Posts Tagged ‘torture’

new film shows rampant and systematic use of torture by Sri Lankan police

May 11, 2012

This recent film is not directly about Human Rights Defenders (although they are certainly victims of it) nor  about the treatment of ethnic minorities. Rather is demonstrates. through a large variety of interviews with victims, lawyers – including Basil Fernando of the Asian Human Rights Commission – and experts, how a lack of investigative skills and high-level condoning have led the Sri Lankan policy to use torture routinely. Most shockingly a former police officers confirms that this is what is expected from the police by the system. It has become a mindset at all levels, including most of the  judiciary. It is a long film but worth it. The Danish film maker, Josefina Bergsten, manages to demonstrate the disconnect between international procedures (which are based on functioning institutions that have to address a few bad apples) and the reality on the ground in Sri Lanka where the good apples are the exception. See it and forward it:  https://vimeo.com/41898677

‘media framing’ and the independence of the judiciary: the case of water boarding

April 30, 2012

What follows are my  SPEAKING NOTES ON THE OCCASION OF THE NJCM-THOOLEN AWARD  on Thursday 26 April 2012, the Hague. At this gathering of the Dutch Lawyers Committee for Human Rights (NJCM) I had the honor to hand over the award for the best master thesis on human rights. 

Dear friends,

When the Dutch Lawyers Committee, in 2005, decided to make an award in my name, I was most touched, especially as they had apparently dropped the requirement that I should die first.  Being alive has the additional advantage that on occasion I will be able to hand over the award myself, which I will do with the greatest pleasure in a few moments. This pleasure is the greater as the winning master paper touched on a topic very close to my heart: the role of the media or as it is sometimes referred to the “Fourth Estate”. There is some controversy about who exactly coined the term, but the most telling statement comes from Oscar Wilde who wrote: “Somebody — was it Burke? — called journalism the fourth estate. That was true at the time no doubt. But at the present moment it is the only estate. It has eaten up the other three. …”. That was said in 1981 and it is hard to imagine that that Oscar Wilde would come to a different conclusion more than a century later.
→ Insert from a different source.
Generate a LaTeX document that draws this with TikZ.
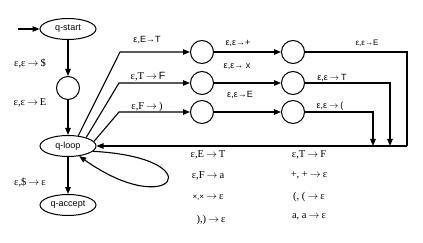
\documentclass[tikz,border=0pt]{standalone}
\usepackage{fontspec}
\setmainfont{Liberation Serif}
\newfontfamily\sansf{Liberation Sans}
\usetikzlibrary{shapes.geometric,arrows.meta}
\newcommand{\ar}{\kern2pt$\rightarrow$\kern2pt}
\begin{document}
\begin{tikzpicture}[x=1pt,y=-1pt,
  state/.style={draw,line width=1pt,ellipse,minimum width=56pt,minimum height=21pt,inner sep=0pt,font=\sansf\fontsize{9}{10}\selectfont},
  aux/.style={draw,line width=1pt,circle,minimum size=23pt,inner sep=0pt},
  edge/.style={line width=1.1pt,-{Triangle[length=7pt,width=5.5pt]}},
  plain/.style={line width=1.1pt},
  sl/.style={font=\sansf\fontsize{9}{10}\selectfont,inner sep=0pt},
  rl/.style={font=\fontsize{10.5}{12}\selectfont,inner sep=0pt}]
\useasboundingbox (0,0) rectangle (423,243);
\node[state] (qstart) at (68,29) {q-start};
\node[aux] (c0) at (68,88) {};
\node[state] (qloop) at (68,146) {q-loop};
\node[state] (qaccept) at (68,205) {q-accept};
\coordinate (init) at (18,29);
\draw[edge] (init) -- (qstart);
\draw[edge] (qstart) -- (c0);
\draw[edge] (c0) -- (qloop);
\draw[edge] (qloop) -- (qaccept);
\node[aux] (a1) at (202,52) {};
\node[aux] (a2) at (202,83) {};
\node[aux] (a3) at (202,112) {};
\node[aux] (b1) at (293,52) {};
\node[aux] (b2) at (293,83) {};
\node[aux] (b3) at (293,112) {};
\coordinate (k1) at (120,52);
\coordinate (k2) at (119,83);
\coordinate (k3) at (119,112);
\draw[edge] (qloop.45) -- (k1) -- (a1);
\draw[edge] (qloop.25) -- (k2) -- (a2);
\draw[edge] (qloop.10) -- (k3) -- (a3);
\draw[edge] (a1) -- (b1);
\draw[edge] (a2) -- (b2);
\draw[edge] (a3) -- (b3);
\coordinate (r1) at (407,52);
\coordinate (r1d) at (407,146);
\coordinate (r2) at (390,83);
\coordinate (r2d) at (390,146);
\coordinate (r3) at (373,112);
\coordinate (r3d) at (373,146);
\draw[plain] (b1) -- (r1) -- (r1d);
\draw[edge] (r1d) -- (qloop.east);
\draw[edge] (b2) -- (r2) -- (r2d);
\draw[edge] (b3) -- (r3) -- (r3d);
\draw[edge] (qloop.-12) .. controls (215,158) and (172,222) .. (qloop.-42);
% labels
\node[rl] (l1) at (30,64) {ε,ε\ar\$};
\node[rl] (l2) at (30,103) {ε,ε\ar E};
\node[rl] (l3) at (30,183) {ε,\$\ar ε};
\node[sl] (t1) at (147,40) {ε,E→T};
\node[rl] (t2) at (148,77) {ε,T\ar{\sansf F}};
\node[rl] (t3) at (147,107) {ε,F\ar)};
\node[sl] (m1) at (238,43) {ε,ε→+};
\node[sl] (m2) at (237,67) {ε,ε→ x};
\node[sl] (m3) at (240,95) {ε,ε→E};
\node[sl,font=\sansf\fontsize{8}{9}\selectfont] (n1) at (367,43) {ε,ε→E};
\node[sl] (n2) at (332,78) {ε,ε\ar T};
\node[sl] (n3) at (330,106) {ε,ε\ar(};
\node[rl] (p1) at (208,155) {ε,E\ar T};
\node[rl] (p2) at (208,176) {ε,F\ar a};
\node[rl] (p3) at (208,198) {{\sansf\fontsize{8}{9}\selectfont ×,×}\ar ε};
\node[rl] (p4) at (211,220) {),)\ar ε};
\node[rl] (q1) at (309,155) {ε,T\ar F};
\node[rl] (q2) at (309,175) {+, +\ar ε};
\node[rl] (q3) at (309,197) {(, (\ar ε};
\node[rl] (q4) at (309,217) {a, a\ar ε};
\end{tikzpicture}
\end{document}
Spinning (an important element in the toolkit of media framing) has become a profession and the title ‘spin doctor’ is quite appropriate as the results are indeed often doctored. There are surely great historical cases that we cannot recognise because we ourselves have been successfully framed; who knows what positive image Attila the Hun could have enjoyed if only his PR people had done a more professional job. To take a more serious and recent case: let’s look at the so-called ‘failure’ of the UN in Somalia. This was a combined UN-US operation with a humanitarian mandate. When in October 1993, 18 U.S. Rangers were killed in a fierce battle with Aideed’s forces and television showed the body of a dead American soldier being dragged through the streets, American public opinion overnight turned against further U.S. involvement in Somalia and Clinton pulled out all troops soon afterwards. Although the Rangers were part of Washington’s own separate Somalia operation, and the US did not want to function under UN command, the incident was played and replayed as a major “UN failure.” The UN was widely, and wrongly, blamed for the gruesome deaths of the U.S. Rangers, despite the fact that they were not part of the UN operation, something that President Clinton finally acknowledged in 1996. Yet most people around the worlds continue to hold the UN responsible. I am afraid that each of us can probably come up with a favorite case of the media having got the better of the truth but that should not be tonight’s debate.
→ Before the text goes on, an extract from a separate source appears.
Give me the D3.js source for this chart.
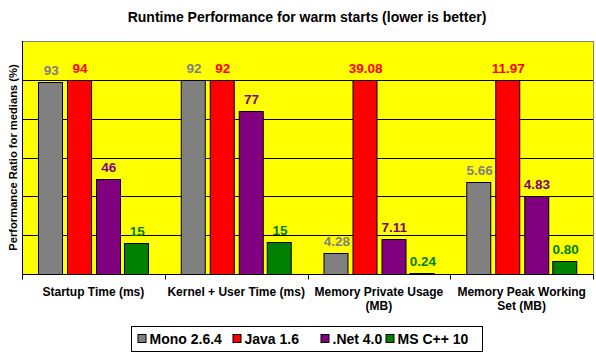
<!DOCTYPE html>
<html>
<head>
<meta charset="utf-8">
<script src="https://cdn.jsdelivr.net/npm/d3@7"></script>
<style>
  body { margin: 0; background: #fff; }
  text { font-family: "Liberation Sans", Arial, sans-serif; font-weight: bold; }
</style>
</head>
<body>
<svg id="chart"></svg>
<script>
// chart data
var categories = ["Startup Time (ms)", "Kernel + User Time (ms)", "Memory Private Usage (MB)", "Memory Peak Working Set (MB)"];
var categoryLines = [["Startup Time (ms)"], ["Kernel + User Time (ms)"], ["Memory Private Usage", "(MB)"], ["Memory Peak Working", "Set (MB)"]];
var decimals = [0, 0, 2, 2];
var series = ["Mono 2.6.4", "Java 1.6", ".Net 4.0", "MS C++ 10"];
var mono = [93, 92, 4.28, 5.66];
var java = [94, 92, 39.08, 11.97];
var dotnet = [46, 77, 7.11, 4.83];
var mscpp = [15, 15, 0.24, 0.80];
var colors = ["#808080", "#ff0000", "#800080", "#008000"];
var gridTicks = [20, 40, 60, 80, 100];

var width = 596, height = 354;
var plot = {left: 22, right: 593, top: 41, bottom: 274};

var svg = d3.select("#chart")
    .attr("width", width)
    .attr("height", height);

var values = [mono, java, dotnet, mscpp];

// each group is shown relative to its largest value
var rows = categories.map(function(c, i) {
  var vals = values.map(function(s) { return s[i]; });
  var max = d3.max(vals);
  return vals.map(function(v, j) {
    return {cat: c, ci: i, series: j, value: v, pct: v / max * 100};
  });
});

var x0 = d3.scaleBand()
    .domain(categories)
    .range([plot.left, plot.right]);

var x1 = d3.scaleBand()
    .domain(d3.range(series.length))
    .range([0, x0.bandwidth()])
    .paddingInner(0.16)
    .paddingOuter(0.57);

var y = d3.scaleLinear()
    .domain([0, 120])
    .range([plot.bottom, plot.top]);

// plot area
svg.append("rect")
    .attr("x", plot.left + 0.5)
    .attr("y", plot.top + 0.5)
    .attr("width", plot.right - plot.left)
    .attr("height", plot.bottom - plot.top)
    .style("fill", "#ffff00")
    .style("stroke", "#808080");

svg.selectAll("line.grid")
    .data(gridTicks)
    .enter().append("line")
    .attr("class", "grid")
    .attr("x1", plot.left)
    .attr("x2", plot.right)
    .attr("y1", function(d) { return Math.round(y(d)) + 0.5; })
    .attr("y2", function(d) { return Math.round(y(d)) + 0.5; })
    .style("stroke", "#000");

svg.append("line")
    .attr("x1", plot.left + 0.5).attr("x2", plot.left + 0.5)
    .attr("y1", plot.top).attr("y2", plot.bottom)
    .style("stroke", "#000");

// bars
var group = svg.selectAll("g.group")
    .data(rows)
    .enter().append("g")
    .attr("class", "group")
    .attr("transform", function(d, i) { return "translate(" + x0(categories[i]) + ",0)"; });

group.selectAll("rect")
    .data(function(d) { return d; })
    .enter().append("rect")
    .attr("x", function(d) { return Math.round(x1(d.series)) + 0.5; })
    .attr("y", function(d) { return Math.round(y(d.pct)) + 0.5; })
    .attr("width", Math.round(x1.bandwidth()))
    .attr("height", function(d) { return Math.max(0, plot.bottom - Math.round(y(d.pct))); })
    .style("fill", function(d) { return colors[d.series]; })
    .style("stroke", "#000");

group.selectAll("text")
    .data(function(d) { return d; })
    .enter().append("text")
    .attr("x", function(d) { return x1(d.series) + x1.bandwidth() / 2 + 1; })
    .attr("y", function(d) { return y(d.pct) - 7; })
    .attr("text-anchor", "middle")
    .style("font-size", "13.5px")
    .style("fill", function(d) { return colors[d.series]; })
    .text(function(d) { return d.value.toFixed(decimals[d.ci]); });

// x axis
var xAxis = svg.append("g")
    .attr("transform", "translate(0," + (plot.bottom + 0.5) + ")");

xAxis.append("line")
    .attr("x1", plot.left).attr("x2", plot.right + 1)
    .style("stroke", "#000");

var tickX = categories.map(function(c) { return x0(c); }).concat([plot.right]);
xAxis.selectAll("line.tick")
    .data(tickX)
    .enter().append("line")
    .attr("class", "tick")
    .attr("x1", function(d) { return Math.round(d) + 0.5; })
    .attr("x2", function(d) { return Math.round(d) + 0.5; })
    .attr("y1", 0).attr("y2", 5)
    .style("stroke", "#000");

var xl = svg.selectAll("text.xlabel")
    .data(categoryLines)
    .enter().append("text")
    .attr("class", "xlabel")
    .attr("text-anchor", "middle")
    .style("font-size", "12px")
    .attr("transform", function(d, i) {
      return "translate(" + (x0(categories[i]) + x0.bandwidth() / 2) + ",296)";
    });

xl.selectAll("tspan")
    .data(function(d) { return d; })
    .enter().append("tspan")
    .attr("x", 0)
    .attr("dy", function(d, i) { return i ? 14 : 0; })
    .text(function(d) { return d; });

// titles
svg.append("text")
    .attr("x", 307)
    .attr("y", 22)
    .attr("text-anchor", "middle")
    .style("font-size", "14px")
    .text("Runtime Performance for warm starts (lower is better)");

svg.append("text")
    .attr("transform", "translate(16.5," + ((plot.top + plot.bottom) / 2) + ") rotate(-90)")
    .attr("text-anchor", "middle")
    .style("font-size", "11.2px")
    .text("Performance Ratio for medians (%)");

// legend
var legendX = [6.5, 101.5, 189.5, 254.5];
var legend = svg.append("g")
    .attr("transform", "translate(131,326)");

legend.append("rect")
    .attr("x", 0.5).attr("y", 0.5)
    .attr("width", 351).attr("height", 25)
    .style("fill", "#fff")
    .style("stroke", "#000");

var item = legend.selectAll("g.item")
    .data(series)
    .enter().append("g")
    .attr("class", "item")
    .attr("transform", function(d, i) { return "translate(" + legendX[i] + ",0)"; });

item.append("rect")
    .attr("x", 0.5).attr("y", 8.5)
    .attr("width", 8).attr("height", 8)
    .style("fill", function(d, i) { return colors[i]; })
    .style("stroke", "#000");

item.append("text")
    .attr("x", 12)
    .attr("y", 17.5)
    .style("font-size", "14px")
    .text(function(d) { return d; });
</script>
</body>
</html>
Laura Henderson in her paper “Tortured reality” has gone one important step further. She has investigated how media framing of waterboarding affects judicial independence. She had to limit herself to the US judiciary and to the specific case of ‘waterboarding’ in order to create an environment stable enough to draw some statistical conclusions. Her research is done very neatly. She makes clear that the concept of independence of the judiciary has always been defined broadly and not just as a prohibition of interference by the state, although that remains the classical background.  Cases of media pressure are dealt with in jurisprudence but they have always been considered in the context of an independent judge who is well-trained and not easily swayed by what the flimsy press has to say. The little jurisprudence there is does not contemplate a case of wilful, orchestrated influencing of all the media with the purpose of changing the perception and language of an existing concept.

What makes the study of Henderson stand out that it exactly tries pin down to what extent this has happened with the question whether the technique of ‘waterboarding’ changed in the minds of the judges after the 11 September watershed (no pun intended). The torrent of rhetoric not only framed everything in a ‘war’ context but also specifically tried to downplay the labelling of waterboarding as torture. And she did find the evidence. I will not reveal it all – you have to read for yourself the whole article once the NJCM has rightly published it. Laura herself indicates that further work is needed on how the independence of the judiciary is undermined by media framing and I hope that will be the case. She also gives some very useful indications of how the media framing could be countered, e.g. by strengthening the pluriformity of the media and raising the awareness of the judiciary. She describes her recommendations as ‘simple, yet effective”.  Here I beg to differ. There is nothing simple about changing the media landscape, especially if one adds the television and social media, which her study understandably had to leave out. The magnitude and multitude of media is such that no-one can really do much about it. All recent studies on the effect of the internet on our information intake show that they tend to solidify the dominant opinions/news/books etc, while giving great potential to small niche items, including the nutty and the genial. What gets squeezed is the moderate, considered, well-argued, balanced stuff in the middle. My fear is that the voice of the NJCM may well have the qualities described above!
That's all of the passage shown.